Nachts könne er oft nicht schlafen, sagt Hebbo. Augen und Ohren könne er verschließen, aber nie seine Gedanken zum Schweigen bringen. Was er erlebt hat und die neuen Sorgen, die Suche nach einer Wohnung in Bremen, die Sehnsucht nach seiner Heimat und seiner Frau – das alles hält ihn wach. Dann lasse er die Gedanken fliegen, sagt er. In seinen Träumen gebe es keine Grenzen, nur einen endlosen Himmel.

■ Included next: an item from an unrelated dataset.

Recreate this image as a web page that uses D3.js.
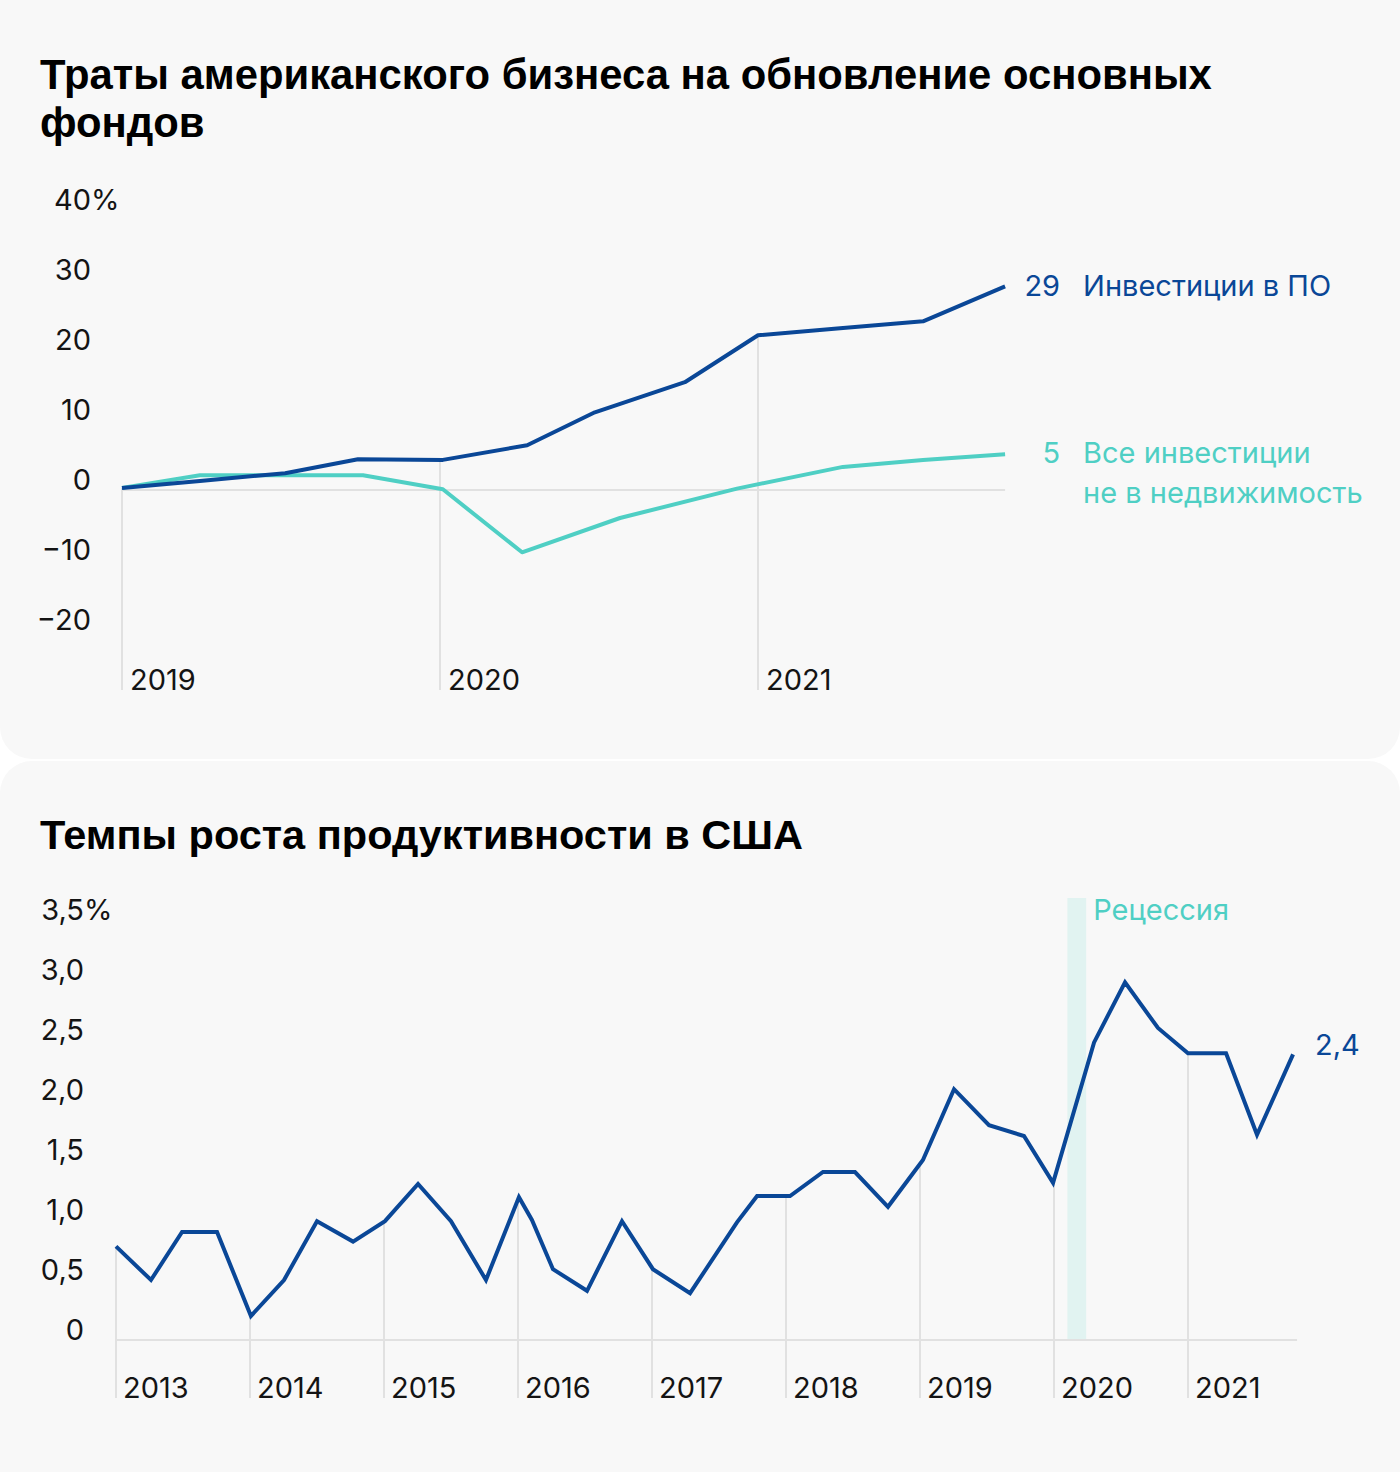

Farhan Hebbo träumt von einer Welt, in der es keinen Unterschied macht, welche Hautfarbe, Religion oder Nationalität ein Mensch hat. „Wir sind alle Schwestern und Brüder“, sagt er. „Ich achte und akzeptiere sie, ob sie Christen oder Muslime sind – wir sind alle Menschen.“

Der Syrer Farhan Hebbo schreibt ab Montag eine wöchentliche Kolumne für den WESER-KURIER. Obwohl er sehr gut Deutsch spricht, schreibt er nur auf Arabisch. Die Redaktion hilft ihm, seine Texte zu entwickeln und zu übersetzen.